先週末、NY市場終了後に新財務長官の指名が明らかになった。商務長官に指名されたラトニック氏(米証券会社カンターフィッツジェラルド社CEO)に次いで、またもや金融業界の辣腕経営者出身である。二人ともトランプ氏への多額支援者である。今回は空売りで財を成したヘッジファンド経営者で、その名は、1992年の英国ポンド売り投機で10億ドルの利益を出したといわれるジョージ・ソロスと共に働いたスコット・ベッセント(Scott Bessent)氏。一説によるとアベノミクスで円安が進んだ時にも、ドル買い円売りで莫大な利益を獲得したとも伝えられている。
発表はNY市場の終了後、筆者は、このニュースは相場に織り込まれていないと考え、これまでの経験から週明け後の25日(月)は為替市場に一定の影響(ドル高方向へ)が出ると考えた。結果としては、筆者の予想とは逆にドル安に展開している。週明け25日にの寄り付きは154.04円、引けは154.38円とドル堅調となったが、先週末よりドル高値は越えられず、場中は一時153円半ばまで売られるなど、ドルは下向きの流れを示してきた。現在は151.20円まで売られ、2日合わせて3円を超える大きなドル下げ幅(円急騰)となっている。
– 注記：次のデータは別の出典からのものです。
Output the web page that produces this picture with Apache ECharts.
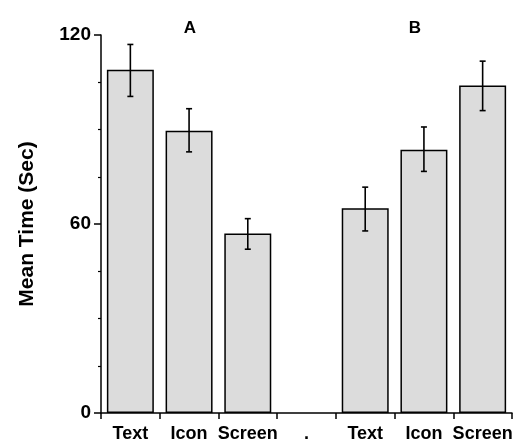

ただ、これでドル安に大きく進むかについては、気を付けなければならないことがある。ドル売りは通常キャリー損が出る(高い金利のドルを売るために毎日金利払いが発生する)ので、短期決戦となる。しかもヘッジファンドの取引素振りは、一気に売り浴びせることが特徴である。長期の支持線ともいえる200日移動平均線(現在152.00円)を今日のNY市場で明確に割り込むことになれば、一気に150円も割り、次のチャート的な重要ポイント、一目均衡表上の雲上限(現在147.76円近辺)を目指す展開になることが予想される。
しかし、短期的に上記の展開があるとしても、一連の流れが終われば、揺り戻しで再び150円台に反転することも予想できる。2025年には、現在の150円台よりは円高ドル安方向に変わるとの中長期的な見方は維持しつつ、今の段階でこのまま140円台が定着する方向に進むとは思っていない。その理由は、ドル円を歴史的推移で見た経験則(アノマリーかもしれないが)から判断した点であった。①財務長官の出身母体とドル円相場の関係性、②財務長官の言葉(マントラ、呪文ともいえる)の二つである。
まず①は、金融界出身と、それ以外(学者、政治家、官僚等)の二つのタイプがあり、前者はドル高志向、後者は、変動を嫌い、横ばいかドル安思考であったことで、②との関係では、前者は上院での承認公聴会で、あるいは着任早々質問を受けて、「強いドルは国益である」とのマントラを基本的な姿勢としてを表明していることである。
この政策は、1995年の財務長官・ルービン氏(ゴールドマン・サックス経営者)が用いたことで有名になった言葉で、それ以降、為替政策を推し量る、いわゆる踏み絵のような言葉になった。実際、第一次トランプ政権の財務長官であったムニューシン氏(ゴールドマン出身)もこの言葉を使って同様な立場を明らかにしている。ただ、結果としてはトランプ大統領の発言が優先されたので、財務長官発言に対しては一時的に反応しても、相場に決定的な影響を与えることはなかったという苦い思い出もある。
現在のベッセント効果は、財政規律派として債務削減→金利低下、あるいはトランプ氏と一緒になってFRBへの圧力を加え、金利の大幅な引き下げを要求するとの推測も加わり、ドル安方向に大きな反応をしている。極端な説として、FRBは財務省の監督下に入ることを目指す、とか、パウエル議長に代え、トランプ派の人間(前理事のウォルシュの説がある)を指名するとの報道もある。人騒がせのトランプ次期大統領であるが、上院、下院とも共和党が過半数を獲得、トリプルレッドとなった現在、まさにトランプ氏のやりたい放題となる可能性が高い。否が応でもその動きに対応していかなければならない。
さて、今後1週間の相場見通しであるが、ドル円は、ドル売りが継続し、やや振れ幅が大きいが、149.00-153.00円と150円割れを予想する。一方欧州通貨は、景気後退懸念などファンダメンタルズ悪化を背景にユーロ軟調と考え、今週は対ドルで1.0350-1.0650とユーロ下落を予想、また対円でも156.50-160.50円と大幅下落を予想する。英ポンドドルは、先週末に大きく売られたが、今週も軟調傾向が続き1.2450-1.2750とポンド下落と予想する。